Melinda Fleming said...

It seems that slowing down, by itself, is not necessarily an answer. Merely a first step or a gate. Dave and Litlove seem to know this.

The description of your dream haunted me overnight in ways I cannot verbalize here. Very powerful. I can only agree with Rachel and Fire Bird.

Vivien said...

Is there any way you could switch to part-time, maybe three-quarters-time, work? Then you could do more with your talents at writing and photography and somehow find a more fulfilling life, leaving the relentless grind.

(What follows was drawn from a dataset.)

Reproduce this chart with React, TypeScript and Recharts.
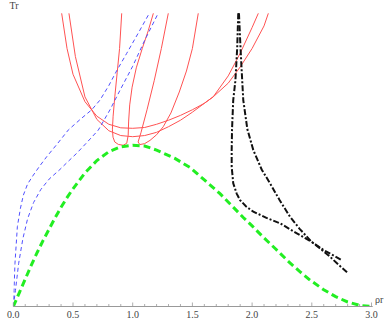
import React from 'react';
import { LineChart, Line, XAxis, YAxis } from 'recharts';

const xTicks = [0, 0.1, 0.2, 0.3, 0.4, 0.5, 0.6, 0.7, 0.8, 0.9, 1.0, 1.1, 1.2, 1.3, 1.4, 1.5, 1.6, 1.7, 1.8, 1.9, 2.0, 2.1, 2.2, 2.3, 2.4, 2.5, 2.6, 2.7, 2.8, 2.9, 3.0];
const yTicks = [0, 0.1, 0.2, 0.3, 0.4, 0.5, 0.6, 0.7, 0.8, 0.9, 1.0, 1.1, 1.2, 1.3, 1.4, 1.5, 1.6, 1.7, 1.8];
const majorTicks = [0, 0.5, 1.0, 1.5, 2.0, 2.5, 3.0];

const green = [
  { x: 0, y: 0 }, { x: 0.05, y: 0.085 }, { x: 0.1, y: 0.17 }, { x: 0.15, y: 0.255 }, { x: 0.2, y: 0.335 },
  { x: 0.25, y: 0.41 }, { x: 0.3, y: 0.48 }, { x: 0.35, y: 0.55 }, { x: 0.4, y: 0.615 }, { x: 0.45, y: 0.675 },
  { x: 0.5, y: 0.73 }, { x: 0.6, y: 0.828 }, { x: 0.7, y: 0.905 }, { x: 0.8, y: 0.96 }, { x: 0.9, y: 0.99 },
  { x: 1.0, y: 1.0 }, { x: 1.1, y: 0.995 }, { x: 1.2, y: 0.97 }, { x: 1.35, y: 0.92 }, { x: 1.48, y: 0.862 },
  { x: 1.6, y: 0.785 }, { x: 1.731, y: 0.7 }, { x: 1.85, y: 0.61 }, { x: 1.926, y: 0.552 }, { x: 2.0, y: 0.5 },
  { x: 2.1, y: 0.425 }, { x: 2.2, y: 0.355 }, { x: 2.3, y: 0.282 }, { x: 2.4, y: 0.216 }, { x: 2.485, y: 0.164 },
  { x: 2.6, y: 0.104 }, { x: 2.7, y: 0.061 }, { x: 2.8, y: 0.028 }, { x: 2.9, y: 0.007 }, { x: 3.0, y: 0 },
];

const blueUpper = [
  { x: 0, y: 0 }, { x: 0.006, y: 0.1 }, { x: 0.014, y: 0.268 }, { x: 0.034, y: 0.495 }, { x: 0.06, y: 0.61 },
  { x: 0.084, y: 0.69 }, { x: 0.12, y: 0.76 }, { x: 0.168, y: 0.815 }, { x: 0.22, y: 0.87 }, { x: 0.28, y: 0.929 },
  { x: 0.37, y: 1.01 }, { x: 0.46, y: 1.094 }, { x: 0.56, y: 1.16 }, { x: 0.657, y: 1.22 }, { x: 0.726, y: 1.28 },
  { x: 0.8, y: 1.37 }, { x: 0.866, y: 1.462 }, { x: 0.95, y: 1.57 }, { x: 1.05, y: 1.7 }, { x: 1.139, y: 1.818 },
];

const blueLower = [
  { x: 0, y: 0 }, { x: 0.018, y: 0.1 }, { x: 0.045, y: 0.268 }, { x: 0.08, y: 0.42 }, { x: 0.12, y: 0.545 },
  { x: 0.17, y: 0.645 }, { x: 0.23, y: 0.725 }, { x: 0.3, y: 0.79 }, { x: 0.391, y: 0.85 }, { x: 0.46, y: 0.9 },
  { x: 0.531, y: 0.95 }, { x: 0.62, y: 1.02 }, { x: 0.712, y: 1.094 }, { x: 0.81, y: 1.22 }, { x: 0.9, y: 1.35 },
  { x: 1.0, y: 1.49 }, { x: 1.1, y: 1.65 }, { x: 1.206, y: 1.807 },
];

const redWideLow = [
  { x: 0.466, y: 1.818 }, { x: 0.52, y: 1.55 }, { x: 0.6, y: 1.3 }, { x: 0.7, y: 1.16 }, { x: 0.8, y: 1.09 },
  { x: 0.9, y: 1.06 }, { x: 1.0, y: 1.053 }, { x: 1.1, y: 1.06 }, { x: 1.2, y: 1.08 }, { x: 1.3, y: 1.115 },
  { x: 1.4, y: 1.155 }, { x: 1.5, y: 1.205 }, { x: 1.6, y: 1.26 }, { x: 1.674, y: 1.3 }, { x: 1.8, y: 1.43 },
  { x: 1.9, y: 1.57 }, { x: 2.0, y: 1.73 }, { x: 2.052, y: 1.818 },
];

const redWideHigh = [
  { x: 0.405, y: 1.818 }, { x: 0.45, y: 1.6 }, { x: 0.5, y: 1.44 }, { x: 0.6, y: 1.27 }, { x: 0.7, y: 1.18 },
  { x: 0.8, y: 1.13 }, { x: 0.9, y: 1.108 }, { x: 1.0, y: 1.105 }, { x: 1.1, y: 1.11 }, { x: 1.2, y: 1.13 },
  { x: 1.3, y: 1.155 }, { x: 1.4, y: 1.185 }, { x: 1.5, y: 1.22 }, { x: 1.6, y: 1.26 }, { x: 1.674, y: 1.3 },
  { x: 1.8, y: 1.385 }, { x: 1.9, y: 1.485 }, { x: 2.0, y: 1.6 }, { x: 2.1, y: 1.74 }, { x: 2.136, y: 1.818 },
];

const redNarrow1 = [
  { x: 0.908, y: 1.818 }, { x: 0.89, y: 1.6 }, { x: 0.87, y: 1.45 }, { x: 0.85, y: 1.3 }, { x: 0.836, y: 1.18 },
  { x: 0.83, y: 1.1 }, { x: 0.835, y: 1.05 }, { x: 0.85, y: 1.02 }, { x: 0.88, y: 1.005 }, { x: 0.92, y: 1.0 },
  { x: 0.95, y: 1.012 }, { x: 0.962, y: 1.06 }, { x: 0.966, y: 1.15 }, { x: 0.975, y: 1.25 }, { x: 0.995, y: 1.36 },
  { x: 1.03, y: 1.48 }, { x: 1.08, y: 1.6 }, { x: 1.13, y: 1.71 }, { x: 1.173, y: 1.818 },
];

const redNarrow2 = [
  { x: 1.298, y: 1.818 }, { x: 1.24, y: 1.6 }, { x: 1.18, y: 1.4 }, { x: 1.12, y: 1.22 }, { x: 1.07, y: 1.08 },
  { x: 1.045, y: 1.02 }, { x: 1.06, y: 1.004 }, { x: 1.1, y: 1.01 }, { x: 1.145, y: 1.03 }, { x: 1.2, y: 1.065 },
  { x: 1.256, y: 1.115 }, { x: 1.32, y: 1.2 }, { x: 1.39, y: 1.33 }, { x: 1.45, y: 1.46 }, { x: 1.5, y: 1.6 },
  { x: 1.549, y: 1.818 },
];

const blackLeft = [
  { x: 1.884, y: 1.818 }, { x: 1.875, y: 1.6 }, { x: 1.86, y: 1.4 }, { x: 1.842, y: 1.28 }, { x: 1.832, y: 1.1 },
  { x: 1.829, y: 0.97 }, { x: 1.829, y: 0.867 }, { x: 1.842, y: 0.764 }, { x: 1.871, y: 0.7 }, { x: 1.899, y: 0.66 },
  { x: 1.95, y: 0.62 }, { x: 2.01, y: 0.588 }, { x: 2.12, y: 0.55 }, { x: 2.234, y: 0.516 }, { x: 2.36, y: 0.46 },
  { x: 2.5, y: 0.4 }, { x: 2.6, y: 0.35 }, { x: 2.75, y: 0.288 },
];

const blackRight = [
  { x: 1.89, y: 1.818 }, { x: 1.9, y: 1.65 }, { x: 1.91, y: 1.5 }, { x: 1.926, y: 1.28 }, { x: 1.96, y: 1.1 },
  { x: 2.01, y: 0.97 }, { x: 2.08, y: 0.85 }, { x: 2.15, y: 0.764 }, { x: 2.23, y: 0.66 }, { x: 2.317, y: 0.557 },
  { x: 2.4, y: 0.48 }, { x: 2.5, y: 0.4 }, { x: 2.57, y: 0.36 }, { x: 2.652, y: 0.309 }, { x: 2.73, y: 0.255 },
  { x: 2.806, y: 0.206 },
];

const FONT = '"Liberation Serif", "Times New Roman", serif';

const isMajor = (v: number) => majorTicks.some((m) => Math.abs(m - v) < 1e-6);

const XTick = (props: any) => {
  const { x, y, payload } = props;
  const v = payload.value;
  const major = isMajor(v);
  return (
    <g>
      <line x1={x} y1={y} x2={x} y2={y - (major ? 4 : 2.5)} stroke="#999" strokeWidth={0.8} />
      {major && (
        <text x={x} y={y + 11} textAnchor="middle" fontSize={10} fontFamily={FONT} fill="#444">
          {v.toFixed(1)}
        </text>
      )}
    </g>
  );
};

const YTick = (props: any) => {
  const { x, y, payload } = props;
  const v = payload.value;
  const major = isMajor(v);
  return (
    <g>
      <line x1={x} y1={y} x2={x + (major ? 4 : 2.5)} y2={y} stroke="#999" strokeWidth={0.8} />
      {major && (
        <text x={x - 2.5} y={y + 3.5} textAnchor="end" fontSize={10} fontFamily={FONT} fill="#444">
          {v.toFixed(1)}
        </text>
      )}
    </g>
  );
};

const redStyle = { stroke: '#ff5252', strokeWidth: 1 };

export default function App() {
  return (
    <div style={{ position: 'absolute', left: 0, top: 0 }}>
      <LineChart width={388} height={319} margin={{ top: 13, right: 15.3, bottom: 0, left: 13.3 }}>
        <XAxis
          type="number"
          dataKey="x"
          domain={[0, 3.01]}
          ticks={xTicks}
          interval={0}
          allowDataOverflow
          height={12.5}
          tickSize={0}
          tickMargin={0}
          tickLine={false}
          tick={<XTick />}
          stroke="#999"
        />
        <YAxis
          type="number"
          domain={[0, 1.82]}
          ticks={yTicks}
          interval={0}
          allowDataOverflow
          width={0}
          tickSize={0}
          tickMargin={0}
          tickLine={false}
          tick={<YTick />}
          stroke="#999"
        />
        <Line data={redWideLow} dataKey="y" type="linear" dot={false} isAnimationActive={false} {...redStyle} />
        <Line data={redWideHigh} dataKey="y" type="linear" dot={false} isAnimationActive={false} {...redStyle} />
        <Line data={redNarrow1} dataKey="y" type="linear" dot={false} isAnimationActive={false} {...redStyle} />
        <Line data={redNarrow2} dataKey="y" type="linear" dot={false} isAnimationActive={false} {...redStyle} />
        <Line data={blueUpper} dataKey="y" type="linear" dot={false} isAnimationActive={false} stroke="#5050ff" strokeWidth={1} strokeDasharray="4 3" />
        <Line data={blueLower} dataKey="y" type="linear" dot={false} isAnimationActive={false} stroke="#5050ff" strokeWidth={1} strokeDasharray="4 3" />
        <Line data={green} dataKey="y" type="linear" dot={false} isAnimationActive={false} stroke="#22ee22" strokeWidth={3} strokeDasharray="7 4" />
        <Line data={blackLeft} dataKey="y" type="linear" dot={false} isAnimationActive={false} stroke="#111" strokeWidth={2} strokeDasharray="6 2 2 2" />
        <Line data={blackRight} dataKey="y" type="linear" dot={false} isAnimationActive={false} stroke="#111" strokeWidth={2} strokeDasharray="6 2 2 2" />
        <text x={14} y={9} textAnchor="middle" fontSize={10} fontFamily={FONT} fill="#444">Tr</text>
        <text x={375} y={303} textAnchor="start" fontSize={10} fontFamily={FONT} fill="#444">ρr</text>
      </LineChart>
    </div>
  );
}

I used to work in stressful office jobs and in university admin (UCL). At UCL I always had a heap of papers to face, which grew throughout the day... Occasionally I used to try the method of taking up the first bit of paper and Definitely Sorting it Out to conclusion! - this lasted till about one inch down the heap, then I realised other bits of paper did actually have to be prioritised. The whole situation became more stressful (c. 1995) with the growth in the numbers of students, especially postgraduates, the greater number of academic staff, and the beginnings of email (requests for information not just from Europe but from e.g. Kazakhstan!) At 58 I gave up the stress and worked part-time in another job, with much less money but at least avoiding personal annihilation. I liked my colleagues (well, except for two!), and the postgraduate students (real adults as opposed to the undergraduates) but it all got too much. (Funny thing about working with students - you get older year by year, but they're always the same age!)

You are such a valuable person with your original emotional photographs and ability to write - you need more free time and perhaps to find a way of fulfilment that way.

I've been retired for about eight years, and have done quite a bit in a way but not nearly as much as much as I thought I would, which I feel quite guilty about. But at least I haven't got the tyranny of deadlines and constant stress.

A very moving description of your dream. Best wishes.

Lucy said...

So good you were able to recall and write down that dream.

Seems there's those that must rush and those that can't. I'm in the second camp with Melinda and Dale, but yes, the anxiety is still there, just based around a sense of paralysis and underachievement instead. I don't really believe that I deserve fully qualified adult status.

I'm fairly sure most people are going nowhere fast. And that I'm going there slowly.

I'm amazed at and grateful for the beautiful and thoughtful things you do here, your lovely observational photos and intelligent writing, and the kindness and support you show others, when clearly you are often under such strain, from within and without. Thank you.